In my scope, I am adding a generator on site, and a service rated ATS at the building exterior wall, just oustide the mechanical room where the main switchboard is located. The generator is not a separately derived system as the ATS has a solid neutral configuration i.e. no neutral switching. Thus, the generator will not be grounded but the ATS will be. Hence, I am planning to splice the existing underground service conductors just beside the ATS, connect those incoming from the transformer to the ATS normal feed, and the other part to the ATS output. The problem is, the output of the ATS will have conduits that do not have a ground, if I am not planning to modify the conduits, but per NEC 250.122, there has to be an EGC between the ATS, which is now the main service disconnect, and the main switchboard, and the GEC existing at the main switchboard will have to be demolished. Thus, new EGC wires will have to be pulled between the ATS and the main switchboard thereby involving work inside the building which I am trying to avoid.

Is it possible to go around this by avoiding pulling EGC in the underground conduits, and keeping the GEC at the main switchboard? I could not yet find any code violation, but has anyone of you encountered this situation and seen and inspector's opinion on that?
 

don_resqcapt19

Moderator
Staff member
Location
Illinois
Occupation
retired electrician
It sounds like the ATS will become the service equipment and the main bonding jumper and the GEC connection must be made at the service equipment. When you do that, the conductors to the existing switchgear change from service conductors to feeder conductors and an EGC must be run with the feeder conductors.
 

JoeStillman

Senior Member
Location
West Chester, PA
Is the electric metering cubicle in the switchboard? You definitely don't want to connect the ATS upstream of that.

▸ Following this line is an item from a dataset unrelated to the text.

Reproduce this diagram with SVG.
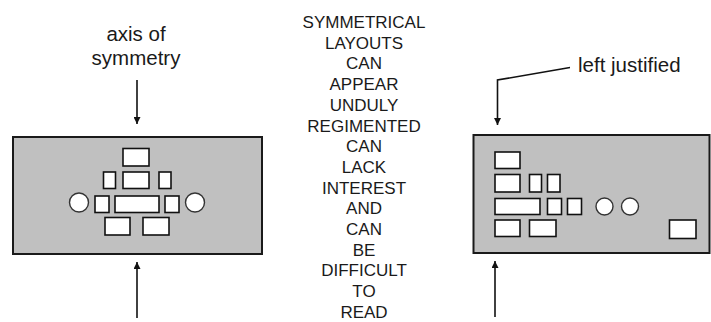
<svg xmlns="http://www.w3.org/2000/svg" width="711" height="322" viewBox="0 0 711 322">
<style>
.panel{fill:#c0c0c0;stroke:#1a1a1a;stroke-width:2}
.box{fill:#fff;stroke:#111;stroke-width:1.6}
.dot{fill:#fff;stroke:#333;stroke-width:1.4}
.lbl{font-family:"Liberation Sans",Arial,sans-serif;font-size:20.5px;fill:#1a1a1a}
.mid{font-family:"Liberation Sans",Arial,sans-serif;font-size:17px;fill:#1a1a1a;text-anchor:middle}
.arr{stroke:#111;stroke-width:1.6;fill:none}
</style>
<defs>
<marker id="ah2" viewBox="0 0 10 10" refX="10" refY="5" markerWidth="10" markerHeight="7" markerUnits="userSpaceOnUse" orient="auto">
<path d="M0,0 L10,5 L0,10 Z" fill="#111"/>
</marker>
</defs>
<g id="symmetric-layout">
<rect class="panel" x="13" y="137" width="249" height="117"/>
<rect class="box" x="123" y="148.5" width="26" height="17.5"/>
<rect class="box" x="103.5" y="172" width="12" height="16.5"/>
<rect class="box" x="123" y="172" width="26" height="16.5"/>
<rect class="box" x="159" y="172" width="12" height="16.5"/>
<circle class="dot" cx="79" cy="202.5" r="9.5"/>
<rect class="box" x="95" y="196" width="14" height="16.5"/>
<rect class="box" x="115" y="196" width="44" height="16.5"/>
<rect class="box" x="165" y="196" width="14" height="16.5"/>
<circle class="dot" cx="195" cy="202.5" r="9.5"/>
<rect class="box" x="105" y="217.5" width="25" height="17.5"/>
<rect class="box" x="143" y="217.5" width="26" height="17.5"/>
</g>
<g id="left-justified-layout">
<rect class="panel" x="473.5" y="135" width="236" height="118"/>
<rect class="box" x="495" y="152" width="25" height="16.5"/>
<rect class="box" x="495" y="174.5" width="25" height="17.5"/>
<rect class="box" x="529.5" y="174.5" width="12" height="17.5"/>
<rect class="box" x="547.5" y="174.5" width="12.5" height="17.5"/>
<rect class="box" x="495" y="198.5" width="45" height="16"/>
<rect class="box" x="547.5" y="198.5" width="14" height="16"/>
<rect class="box" x="567.5" y="198.5" width="14" height="16"/>
<circle class="dot" cx="604.5" cy="206.5" r="8.5"/>
<circle class="dot" cx="630" cy="206.5" r="8.5"/>
<rect class="box" x="495" y="220" width="25" height="16.5"/>
<rect class="box" x="529.5" y="220" width="26.5" height="16.5"/>
<rect class="box" x="669.5" y="220" width="26.5" height="18.5"/>
</g>
<g id="label-axis">
<text class="lbl" x="136" y="41" text-anchor="middle">axis of</text>
<text class="lbl" x="136" y="65" text-anchor="middle">symmetry</text>
</g>
<g id="label-left-justified">
<text class="lbl" x="578" y="72">left justified</text>
</g>
<g id="center-text">
<text class="mid" x="364" y="28">SYMMETRICAL</text>
<text class="mid" x="364" y="48.7">LAYOUTS</text>
<text class="mid" x="364" y="69.4">CAN</text>
<text class="mid" x="364" y="90.1">APPEAR</text>
<text class="mid" x="364" y="110.8">UNDULY</text>
<text class="mid" x="364" y="131.5">REGIMENTED</text>
<text class="mid" x="364" y="152.2">CAN</text>
<text class="mid" x="364" y="172.9">LACK</text>
<text class="mid" x="364" y="193.6">INTEREST</text>
<text class="mid" x="364" y="214.3">AND</text>
<text class="mid" x="364" y="235">CAN</text>
<text class="mid" x="364" y="255.7">BE</text>
<text class="mid" x="364" y="276.4">DIFFICULT</text>
<text class="mid" x="364" y="297.1">TO</text>
<text class="mid" x="364" y="317.8">READ</text>
</g>
<g id="connectors">
<line class="arr" x1="137" y1="80" x2="137" y2="124" marker-end="url(#ah2)"/>
<line class="arr" x1="137" y1="318" x2="137" y2="262" marker-end="url(#ah2)"/>
<polyline class="arr" points="570,67.5 497.5,80 497.5,125" marker-end="url(#ah2)"/>
<line class="arr" x1="495" y1="317" x2="495" y2="261" marker-end="url(#ah2)"/>
</g>
</svg>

The main bonding jumper cannot be located downstream of the service disconnect.
 

Bwas

Member
Location
Florida
Your wires probably aren't long enough to make up both connections on the new ATS anyway. Have you checked the locations of the lugs in the ATS? Typically one or both sets of terminations supply the ATS are near the top of the cabinet. I'd plan to run a new feeder in the existing conduit with a grounding conductor, assuming the existing conduit is sized for all the new wires.
 

elecshop

Member
Location
FL, USA
Occupation
Electrical Engineer
Thank you guys for your answers. And you are right @Bwas , we probably need to replace the wires anyway. @electrofelon I'm not sure its probably rigid metallic conduit but it is pretty old so the resistivity test may not work. @JoeStillman the meter is at the utility transformer, upstream the ATS.
I appreciate your feedback.
 

elecshop

Member
Location
FL, USA
Occupation
Electrical Engineer
Just to confirm, if it's not a separately derived system, the generator does not need to be grounded with a GEC, right? But an EGC will be pulled from the generator to the ATS.